> _Given data_:
────
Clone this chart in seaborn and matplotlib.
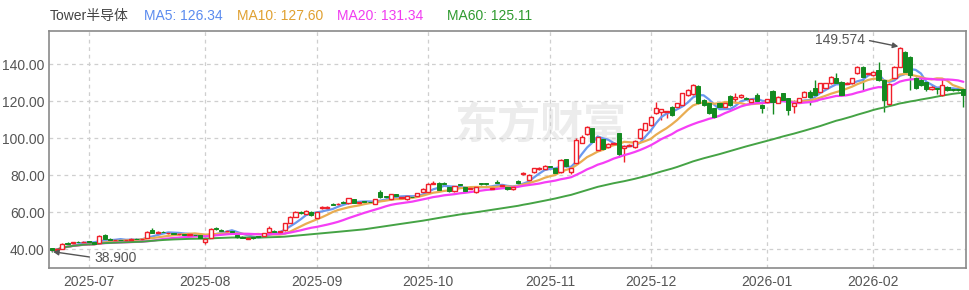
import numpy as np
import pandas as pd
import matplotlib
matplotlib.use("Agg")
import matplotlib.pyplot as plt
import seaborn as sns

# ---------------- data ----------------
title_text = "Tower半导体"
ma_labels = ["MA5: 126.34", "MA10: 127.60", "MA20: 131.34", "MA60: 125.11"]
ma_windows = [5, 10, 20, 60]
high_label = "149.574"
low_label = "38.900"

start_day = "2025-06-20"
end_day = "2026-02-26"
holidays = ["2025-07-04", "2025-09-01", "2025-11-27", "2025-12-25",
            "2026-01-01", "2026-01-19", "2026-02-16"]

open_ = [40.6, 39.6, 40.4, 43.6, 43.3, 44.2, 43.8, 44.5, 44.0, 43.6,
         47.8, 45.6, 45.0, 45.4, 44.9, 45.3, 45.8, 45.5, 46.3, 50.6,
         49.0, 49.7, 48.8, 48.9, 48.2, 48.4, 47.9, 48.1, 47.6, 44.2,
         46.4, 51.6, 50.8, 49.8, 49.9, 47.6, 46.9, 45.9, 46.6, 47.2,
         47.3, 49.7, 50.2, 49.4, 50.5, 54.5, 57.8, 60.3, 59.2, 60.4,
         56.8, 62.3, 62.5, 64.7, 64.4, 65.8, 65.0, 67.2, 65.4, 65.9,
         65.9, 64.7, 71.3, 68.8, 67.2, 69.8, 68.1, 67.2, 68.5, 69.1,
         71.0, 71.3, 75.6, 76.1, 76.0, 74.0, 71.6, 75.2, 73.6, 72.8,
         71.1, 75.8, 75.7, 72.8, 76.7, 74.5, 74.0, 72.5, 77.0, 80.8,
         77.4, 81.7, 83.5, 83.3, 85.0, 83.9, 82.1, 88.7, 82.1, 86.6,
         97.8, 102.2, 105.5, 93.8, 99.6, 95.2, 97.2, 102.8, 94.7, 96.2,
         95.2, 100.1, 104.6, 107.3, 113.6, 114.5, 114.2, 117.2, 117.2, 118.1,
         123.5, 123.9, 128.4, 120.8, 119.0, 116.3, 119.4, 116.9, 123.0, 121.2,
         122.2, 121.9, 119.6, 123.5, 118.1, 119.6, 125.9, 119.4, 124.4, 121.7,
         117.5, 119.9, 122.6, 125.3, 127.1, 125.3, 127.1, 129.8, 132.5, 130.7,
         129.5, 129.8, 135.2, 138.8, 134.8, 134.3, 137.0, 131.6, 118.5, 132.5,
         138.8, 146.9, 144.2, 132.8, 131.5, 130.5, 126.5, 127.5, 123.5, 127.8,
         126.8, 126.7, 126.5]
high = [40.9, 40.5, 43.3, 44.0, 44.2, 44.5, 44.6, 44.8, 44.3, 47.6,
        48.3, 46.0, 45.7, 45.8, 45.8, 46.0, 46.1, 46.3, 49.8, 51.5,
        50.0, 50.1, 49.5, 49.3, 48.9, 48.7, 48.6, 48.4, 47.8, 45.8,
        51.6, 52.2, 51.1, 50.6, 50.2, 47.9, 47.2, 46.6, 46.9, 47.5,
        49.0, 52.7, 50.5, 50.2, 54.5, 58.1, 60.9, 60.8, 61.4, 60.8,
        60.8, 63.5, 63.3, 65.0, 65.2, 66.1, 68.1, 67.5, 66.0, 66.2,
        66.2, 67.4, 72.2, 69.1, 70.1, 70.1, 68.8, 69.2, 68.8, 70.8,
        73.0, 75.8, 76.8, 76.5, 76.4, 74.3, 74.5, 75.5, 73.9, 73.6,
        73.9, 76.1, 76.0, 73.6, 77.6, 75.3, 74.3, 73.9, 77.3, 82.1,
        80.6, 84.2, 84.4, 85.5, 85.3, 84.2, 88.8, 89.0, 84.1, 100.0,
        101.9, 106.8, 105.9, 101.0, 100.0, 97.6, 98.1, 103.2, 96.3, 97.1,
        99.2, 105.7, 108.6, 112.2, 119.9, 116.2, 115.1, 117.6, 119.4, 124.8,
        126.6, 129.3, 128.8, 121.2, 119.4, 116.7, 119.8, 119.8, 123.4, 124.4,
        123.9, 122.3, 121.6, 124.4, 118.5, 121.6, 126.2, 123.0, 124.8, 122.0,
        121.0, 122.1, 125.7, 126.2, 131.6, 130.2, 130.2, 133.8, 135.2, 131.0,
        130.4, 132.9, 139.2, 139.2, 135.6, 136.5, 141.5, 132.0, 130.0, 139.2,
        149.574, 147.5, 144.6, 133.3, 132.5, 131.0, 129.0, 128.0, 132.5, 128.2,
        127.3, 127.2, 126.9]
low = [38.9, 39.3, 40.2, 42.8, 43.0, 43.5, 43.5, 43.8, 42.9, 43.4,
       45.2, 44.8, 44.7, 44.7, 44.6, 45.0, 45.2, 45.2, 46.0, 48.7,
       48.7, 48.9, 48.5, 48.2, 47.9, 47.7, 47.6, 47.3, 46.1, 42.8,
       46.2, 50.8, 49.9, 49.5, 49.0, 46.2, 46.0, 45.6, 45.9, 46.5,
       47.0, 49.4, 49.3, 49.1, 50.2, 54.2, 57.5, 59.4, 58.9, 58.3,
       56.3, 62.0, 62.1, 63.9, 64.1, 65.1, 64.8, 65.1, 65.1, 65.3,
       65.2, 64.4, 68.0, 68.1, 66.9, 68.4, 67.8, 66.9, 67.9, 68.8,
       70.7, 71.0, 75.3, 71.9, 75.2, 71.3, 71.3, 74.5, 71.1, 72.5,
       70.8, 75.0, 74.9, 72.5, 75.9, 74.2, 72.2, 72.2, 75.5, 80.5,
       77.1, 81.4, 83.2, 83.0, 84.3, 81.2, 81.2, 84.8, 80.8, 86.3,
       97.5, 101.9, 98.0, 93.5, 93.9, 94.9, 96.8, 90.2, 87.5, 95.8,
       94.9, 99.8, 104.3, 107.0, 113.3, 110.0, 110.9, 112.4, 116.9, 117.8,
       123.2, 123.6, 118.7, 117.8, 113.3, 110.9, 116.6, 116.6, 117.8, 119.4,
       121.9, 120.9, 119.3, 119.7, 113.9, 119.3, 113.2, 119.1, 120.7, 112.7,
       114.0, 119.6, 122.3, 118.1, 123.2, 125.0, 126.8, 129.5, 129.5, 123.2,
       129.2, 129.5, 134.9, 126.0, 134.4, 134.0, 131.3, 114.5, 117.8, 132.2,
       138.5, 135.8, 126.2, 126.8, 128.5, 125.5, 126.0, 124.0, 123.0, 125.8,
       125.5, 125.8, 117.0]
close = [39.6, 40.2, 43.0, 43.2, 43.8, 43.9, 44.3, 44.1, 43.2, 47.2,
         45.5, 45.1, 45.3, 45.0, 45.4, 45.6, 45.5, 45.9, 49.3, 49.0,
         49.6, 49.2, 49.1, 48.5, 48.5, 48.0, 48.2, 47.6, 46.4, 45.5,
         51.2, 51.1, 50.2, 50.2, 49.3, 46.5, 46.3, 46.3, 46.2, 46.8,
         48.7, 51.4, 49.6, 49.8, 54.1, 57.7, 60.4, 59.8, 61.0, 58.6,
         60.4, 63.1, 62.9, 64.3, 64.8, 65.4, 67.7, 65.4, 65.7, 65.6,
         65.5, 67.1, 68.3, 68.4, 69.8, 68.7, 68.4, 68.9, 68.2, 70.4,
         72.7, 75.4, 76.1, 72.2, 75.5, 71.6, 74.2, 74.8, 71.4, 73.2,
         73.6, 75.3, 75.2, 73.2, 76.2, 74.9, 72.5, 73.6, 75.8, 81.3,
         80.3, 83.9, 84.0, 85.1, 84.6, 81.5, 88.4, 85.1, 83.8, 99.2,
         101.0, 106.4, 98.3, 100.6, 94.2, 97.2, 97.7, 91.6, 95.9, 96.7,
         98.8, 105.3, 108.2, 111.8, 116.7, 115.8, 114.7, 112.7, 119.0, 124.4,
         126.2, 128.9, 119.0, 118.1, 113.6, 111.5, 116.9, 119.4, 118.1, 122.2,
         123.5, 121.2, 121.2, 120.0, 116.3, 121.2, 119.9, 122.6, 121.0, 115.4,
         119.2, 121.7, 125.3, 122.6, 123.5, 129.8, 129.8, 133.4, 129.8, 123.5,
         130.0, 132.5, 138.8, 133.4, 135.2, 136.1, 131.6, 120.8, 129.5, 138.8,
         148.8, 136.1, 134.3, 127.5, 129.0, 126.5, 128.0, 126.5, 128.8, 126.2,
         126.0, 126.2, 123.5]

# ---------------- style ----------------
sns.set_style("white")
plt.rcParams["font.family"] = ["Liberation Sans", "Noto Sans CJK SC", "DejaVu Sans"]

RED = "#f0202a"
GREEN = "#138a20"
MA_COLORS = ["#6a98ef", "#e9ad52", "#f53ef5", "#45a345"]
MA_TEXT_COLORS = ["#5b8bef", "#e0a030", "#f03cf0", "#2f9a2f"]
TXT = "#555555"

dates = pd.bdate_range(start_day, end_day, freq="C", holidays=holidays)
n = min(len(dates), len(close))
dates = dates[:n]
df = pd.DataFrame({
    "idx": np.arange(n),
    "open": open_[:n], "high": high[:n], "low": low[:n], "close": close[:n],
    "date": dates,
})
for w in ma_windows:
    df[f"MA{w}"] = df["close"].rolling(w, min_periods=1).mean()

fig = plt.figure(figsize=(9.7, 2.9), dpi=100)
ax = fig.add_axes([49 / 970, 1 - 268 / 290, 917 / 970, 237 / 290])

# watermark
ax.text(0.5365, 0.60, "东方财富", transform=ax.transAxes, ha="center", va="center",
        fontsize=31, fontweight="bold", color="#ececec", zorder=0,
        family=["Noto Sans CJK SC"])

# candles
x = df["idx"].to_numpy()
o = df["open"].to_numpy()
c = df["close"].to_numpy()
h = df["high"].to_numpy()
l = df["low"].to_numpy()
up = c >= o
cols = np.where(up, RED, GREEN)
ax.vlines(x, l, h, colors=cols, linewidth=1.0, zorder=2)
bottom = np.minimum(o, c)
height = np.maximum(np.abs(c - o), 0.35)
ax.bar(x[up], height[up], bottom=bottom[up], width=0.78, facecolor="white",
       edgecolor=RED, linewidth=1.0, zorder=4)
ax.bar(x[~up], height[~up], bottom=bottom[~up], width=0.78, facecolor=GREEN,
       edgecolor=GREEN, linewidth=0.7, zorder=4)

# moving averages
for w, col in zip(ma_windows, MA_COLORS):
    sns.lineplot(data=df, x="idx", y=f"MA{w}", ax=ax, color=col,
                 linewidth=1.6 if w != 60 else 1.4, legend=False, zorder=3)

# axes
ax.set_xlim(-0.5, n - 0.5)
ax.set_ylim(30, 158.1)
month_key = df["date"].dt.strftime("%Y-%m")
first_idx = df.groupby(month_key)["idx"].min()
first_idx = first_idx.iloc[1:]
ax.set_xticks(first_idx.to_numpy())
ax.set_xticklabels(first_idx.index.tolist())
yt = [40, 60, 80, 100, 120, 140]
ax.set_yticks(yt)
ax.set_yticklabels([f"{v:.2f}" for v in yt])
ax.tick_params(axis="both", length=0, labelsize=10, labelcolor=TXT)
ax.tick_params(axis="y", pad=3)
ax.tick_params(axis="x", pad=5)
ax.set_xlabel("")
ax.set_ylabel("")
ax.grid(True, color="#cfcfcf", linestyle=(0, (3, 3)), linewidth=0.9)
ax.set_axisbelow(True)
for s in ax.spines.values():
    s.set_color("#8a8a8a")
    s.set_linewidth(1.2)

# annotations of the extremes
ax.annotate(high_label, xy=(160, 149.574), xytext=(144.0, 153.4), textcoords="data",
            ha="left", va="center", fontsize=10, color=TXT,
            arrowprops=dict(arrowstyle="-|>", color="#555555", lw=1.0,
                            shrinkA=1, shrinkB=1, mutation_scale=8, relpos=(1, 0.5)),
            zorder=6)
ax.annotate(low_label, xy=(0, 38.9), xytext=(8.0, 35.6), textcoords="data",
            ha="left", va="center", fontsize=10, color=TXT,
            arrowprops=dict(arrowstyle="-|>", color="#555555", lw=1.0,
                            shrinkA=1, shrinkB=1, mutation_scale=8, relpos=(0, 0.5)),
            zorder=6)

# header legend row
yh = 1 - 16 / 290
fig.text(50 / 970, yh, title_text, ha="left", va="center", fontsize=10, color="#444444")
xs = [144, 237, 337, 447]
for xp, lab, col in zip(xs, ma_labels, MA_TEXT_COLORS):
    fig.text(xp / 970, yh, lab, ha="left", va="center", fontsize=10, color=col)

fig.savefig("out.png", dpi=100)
────
> _What you should do_:
Copy nothing but the lines from the top of the material through the line holding "import seaborn as sns", exactly as written; omit pictures.

> _Answer in full_:
Clone this chart in seaborn and matplotlib.
import numpy as np
import pandas as pd
import matplotlib
matplotlib.use("Agg")
import matplotlib.pyplot as plt
import seaborn as sns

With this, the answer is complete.